The committee


Monica Frisch grew up in Cambridge and is an enthusiastic amateur botanist and an active member of Cambridge Natural History Society and Friends of Cherry Hinton Brook. She is looking forward to learning more about the fauna and flora of Cambridge and seeing what turns up. She says ‘Unless we look, we don’t know what can be found. We know that there are bats at the Mill Pond and Byron’s Pool, peregrines perching on university buildings and all sorts of plants escaping from gardens. What else will we find?

 

Ben Hervey-Murray

 

Mark Hill is a botanist with a long-standing interest in urban ecology. He is a keen gardener, interested in the ecology of weeds.
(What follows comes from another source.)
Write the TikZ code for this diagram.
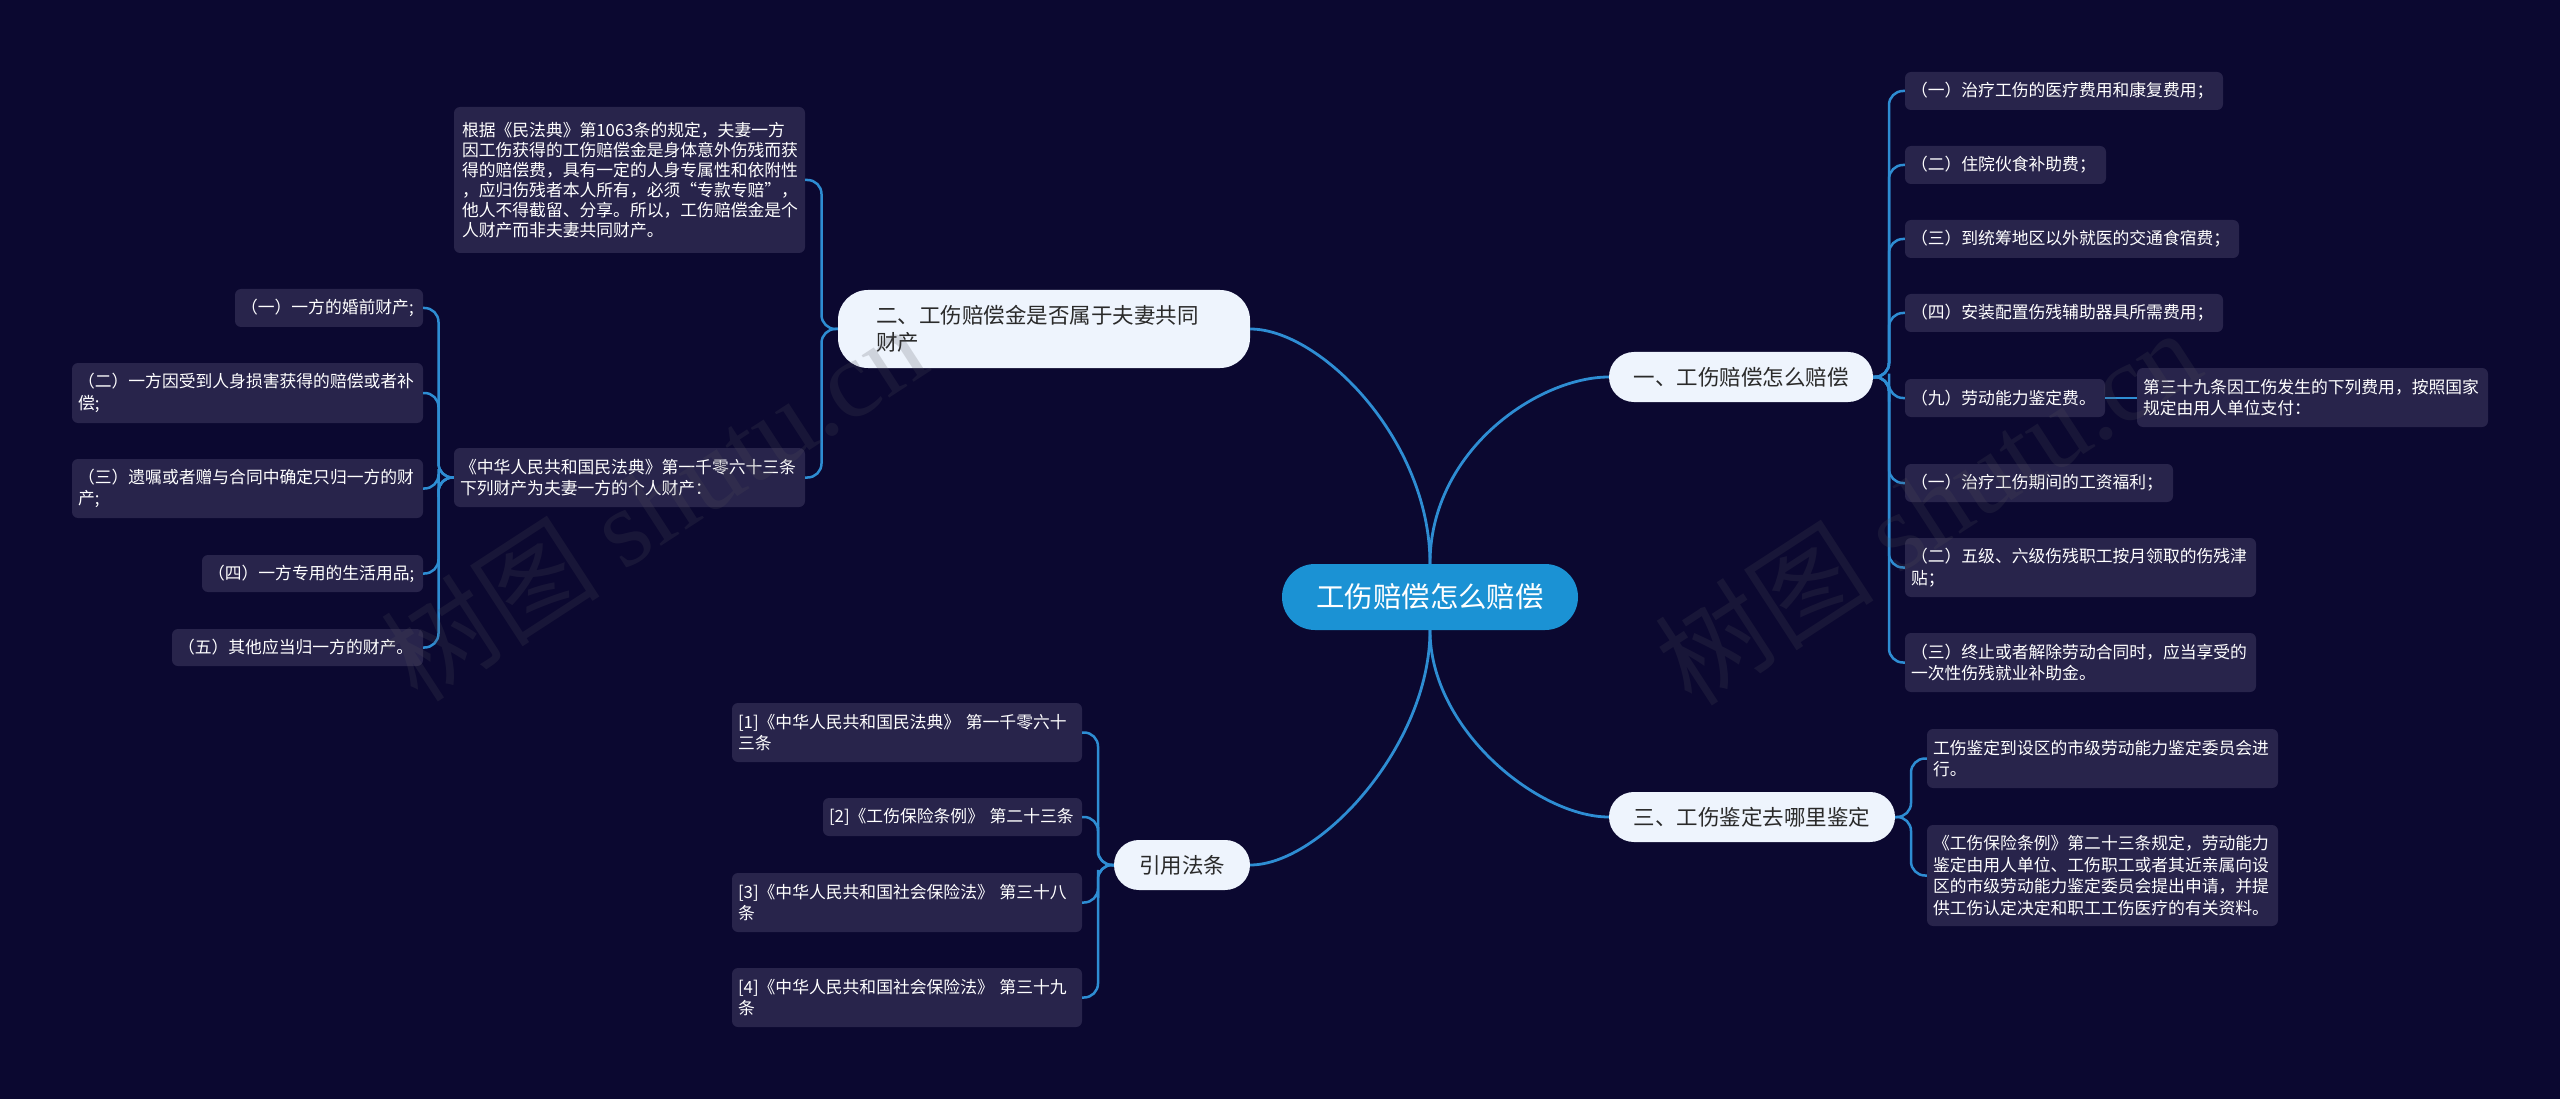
\documentclass[tikz,border=0pt]{standalone}
\usepackage{fontspec}
\setmainfont{Noto Sans CJK SC}
\newfontfamily\wmlatin{Liberation Serif}
\usetikzlibrary{calc}
\definecolor{bgc}{HTML}{0B0830}
\definecolor{leafc}{HTML}{28244B}
\definecolor{linec}{HTML}{2E8DD3}
\definecolor{rootc}{HTML}{1B92D4}
\definecolor{branchc}{HTML}{EEF4FD}
\definecolor{branchtxt}{HTML}{2A2A2A}
\definecolor{wmc}{HTML}{505058}
\newcommand\mknode[8]{%
\pgfmathsetmacro\mkw{#5-#3}%
\pgfmathsetmacro\mkh{#6-#4}%
\pgfmathsetmacro\mkx{(#3+#5)/2}%
\pgfmathsetmacro\mky{(#4+#6)/2}%
\pgfmathsetmacro\mktw{#5-#3-#7}%
\node[#1,minimum width=\mkw pt,minimum height=\mkh pt,text width=\mktw pt] (#2) at (\mkx,\mky) {#8};}
\newcommand\brl[2]{\draw[link] (#1) -| ($(#1)!0.5!(#2)$) |- (#2);}
\tikzset{
 leafbox/.style={fill=leafc,text=white,rounded corners=6pt,inner sep=0pt,align=left,
   font=\fontsize{16.8}{21.7}\selectfont},
 branchbox/.style={fill=branchc,text=branchtxt,rounded corners=24.9pt,inner sep=0pt,align=center,
   font=\fontsize{21.5}{27}\selectfont},
 rootbox/.style={fill=rootc,text=white,rounded corners=32.9pt,inner sep=0pt,align=center,
   font=\fontsize{28.4}{34}\selectfont},
 link/.style={draw=linec,line width=2.5pt,rounded corners=14pt},
 mainlink/.style={draw=linec,line width=2.8pt},
 wmark/.style={rotate=33,text=wmc,text opacity=0.2,inner sep=0pt,font=\fontsize{110}{110}\selectfont}
}
\begin{document}
\begin{tikzpicture}[x=1pt,y=-1pt]
\fill[bgc] (0,0) rectangle (2560,1099);
\useasboundingbox (0,0) rectangle (2560,1099);

% root and branches
\mknode{rootbox}{root}{1282}{564}{1578}{630}{0}{工伤赔偿怎么赔偿}
\mknode{branchbox,rounded corners=30pt,align=left}{b2}{838}{290}{1250}{368}{76}{二、工伤赔偿金是否属于夫妻共同\\财产}
\mknode{branchbox}{b1}{1609}{352}{1873}{402}{0}{一、工伤赔偿怎么赔偿}
\mknode{branchbox}{b3}{1609}{792}{1895}{842}{0}{三、工伤鉴定去哪里鉴定}
\mknode{branchbox}{b4}{1114}{840}{1250}{890}{0}{引用法条}

% branch 二 children
\mknode{leafbox,font=\fontsize{16.8}{20}\selectfont}{big}{454}{107}{805}{253}{16}{根据《民法典》第1063条的规定，夫妻一方\\因工伤获得的工伤赔偿金是身体意外伤残而获\\得的赔偿费，具有一定的人身专属性和依附性\\，应归伤残者本人所有，必须“专款专赔”，\\他人不得截留、分享。所以，工伤赔偿金是个\\人财产而非夫妻共同财产。}
\mknode{leafbox}{p1}{454}{448}{805}{507}{12}{《中华人民共和国民法典》第一千零六十三条\\下列财产为夫妻一方的个人财产：}
\mknode{leafbox}{l1}{235}{289}{423}{327}{12}{（一）一方的婚前财产;}
\mknode{leafbox}{l2}{72}{363}{423}{423}{12}{（二）一方因受到人身损害获得的赔偿或者补\\偿;}
\mknode{leafbox}{l3}{72}{459}{423}{518}{12}{（三）遗嘱或者赠与合同中确定只归一方的财\\产;}
\mknode{leafbox}{l4}{202}{555}{423}{592}{12}{（四）一方专用的生活用品;}
\mknode{leafbox}{l5}{172}{629}{423}{666}{12}{（五）其他应当归一方的财产。}

% branch 一 children
\mknode{leafbox}{r1}{1905}{72}{2223}{110}{12}{（一）治疗工伤的医疗费用和康复费用；}
\mknode{leafbox}{r2}{1905}{146}{2106}{184}{12}{（二）住院伙食补助费；}
\mknode{leafbox}{r3}{1905}{220}{2239}{258}{12}{（三）到统筹地区以外就医的交通食宿费；}
\mknode{leafbox}{r4}{1905}{294}{2223}{332}{12}{（四）安装配置伤残辅助器具所需费用；}
\mknode{leafbox}{r5}{1905}{379}{2105}{417}{12}{（九）劳动能力鉴定费。}
\mknode{leafbox}{r5a}{2137}{368}{2488}{427}{12}{第三十九条因工伤发生的下列费用，按照国家\\规定由用人单位支付：}
\mknode{leafbox}{r6}{1905}{464}{2173}{502}{12}{（一）治疗工伤期间的工资福利；}
\mknode{leafbox}{r7}{1905}{538}{2256}{597}{12}{（二）五级、六级伤残职工按月领取的伤残津\\贴；}
\mknode{leafbox}{r8}{1905}{633}{2256}{692}{12}{（三）终止或者解除劳动合同时，应当享受的\\一次性伤残就业补助金。}

% branch 三 children
\mknode{leafbox}{s1}{1927}{729}{2278}{788}{12}{工伤鉴定到设区的市级劳动能力鉴定委员会进\\行。}
\mknode{leafbox}{s2}{1927}{825}{2278}{926}{12}{《工伤保险条例》第二十三条规定，劳动能力\\鉴定由用人单位、工伤职工或者其近亲属向设\\区的市级劳动能力鉴定委员会提出申请，并提\\供工伤认定决定和职工工伤医疗的有关资料。}

% 引用法条 children
\mknode{leafbox}{c1}{732}{703}{1082}{762}{12}{[1]《中华人民共和国民法典》 第一千零六十\\三条}
\mknode{leafbox}{c2}{823}{798}{1082}{836}{12}{[2]《工伤保险条例》 第二十三条}
\mknode{leafbox}{c3}{732}{873}{1082}{932}{12}{[3]《中华人民共和国社会保险法》 第三十八\\条}
\mknode{leafbox}{c4}{732}{968}{1082}{1027}{12}{[4]《中华人民共和国社会保险法》 第三十九\\条}

% main links
\draw[mainlink] (root.north) .. controls ($(root.north)+(0,-124)$) and ($(b2.east)+(70,0)$) .. (b2.east);
\draw[mainlink] (root.north) .. controls ($(root.north)+(0,-114)$) and ($(b1.west)+(-70,0)$) .. (b1.west);
\draw[mainlink] (root.south) .. controls ($(root.south)+(0,115)$) and ($(b4.east)+(70,0)$) .. (b4.east);
\draw[mainlink] (root.south) .. controls ($(root.south)+(0,100)$) and ($(b3.west)+(-70,0)$) .. (b3.west);

% bracket links
\brl{b2.west}{big.east}
\brl{b2.west}{p1.east}
\brl{p1.west}{l1.east}
\brl{p1.west}{l2.east}
\brl{p1.west}{l3.east}
\brl{p1.west}{l4.east}
\brl{p1.west}{l5.east}
\brl{b1.east}{r1.west}
\brl{b1.east}{r2.west}
\brl{b1.east}{r3.west}
\brl{b1.east}{r4.west}
\brl{b1.east}{r5.west}
\brl{b1.east}{r6.west}
\brl{b1.east}{r7.west}
\brl{b1.east}{r8.west}
\draw[link] (r5.east) -- (r5.east -| r5a.west);
\brl{b3.east}{s1.west}
\brl{b3.east}{s2.west}
\brl{b4.west}{c1.east}
\brl{b4.west}{c2.east}
\brl{b4.west}{c3.east}
\brl{b4.west}{c4.east}

% watermarks
\node[wmark] (wm1) at (653,502) {树图 {\wmlatin shutu.cn}};
\node[wmark] (wm2) at (1927,506) {树图 {\wmlatin shutu.cn}};
\end{tikzpicture}
\end{document}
As a field botanist, his speciality is mosses, which he has been recording for NatHistCam since January 2016.

 

Bob Jarman spent his childhood and early education in Cambridge. He is an agriculturalist and keen bird watcher who worked at the National Institute of Agricultural Botany for many years. ‘The bird life of our countryside has declined in numbers of species and populations but the bird life in and around Cambridge City gets better and better’, he said.

Duncan Mackay is an enthusiastic naturalist and enjoys in finding novel  ways of recording and filming wildlife. He is keen on Mammals, moths, bats and birds as well as plantlife and is a voluntary warden for the Wildlife Trust.

 

 

Paul Rule has had a lifelong interest in the natural world and is particularly interested in things that creep, crawl and fly. Having now retired, he has lots more time to devote to his real passions of wildlife, photography and cycling.

 


Jonathan Shanklin

 

Nicholas Trull has recently completed an MSc in Ecology and Conservation. He has a particular interest in plants. Since graduating, he has been involved with plant surveying projects across the country as a volunteer, and professionally in ecological consultancy.

 

Olwen Williams has had a life-long fascination with the living world. As “Jack-of-All-Trades”, she admits to being master of none, but on the whole prefers animals to plants. Living in Newnham, she has the benefit of two local nature reserves and daily access to the river and water meadows. In retirement, she leads Cambridge’s U3A Naturalists Group.

 

In addition we have some advisors and corresponding members: Louise Bacon and Chris Preston. Guy Belcher, the City Conservation Officer, and Phil Ricketts, the Director of the Cambridgeshire and Peterborough Environmental Records Centre, are kept informed of progress.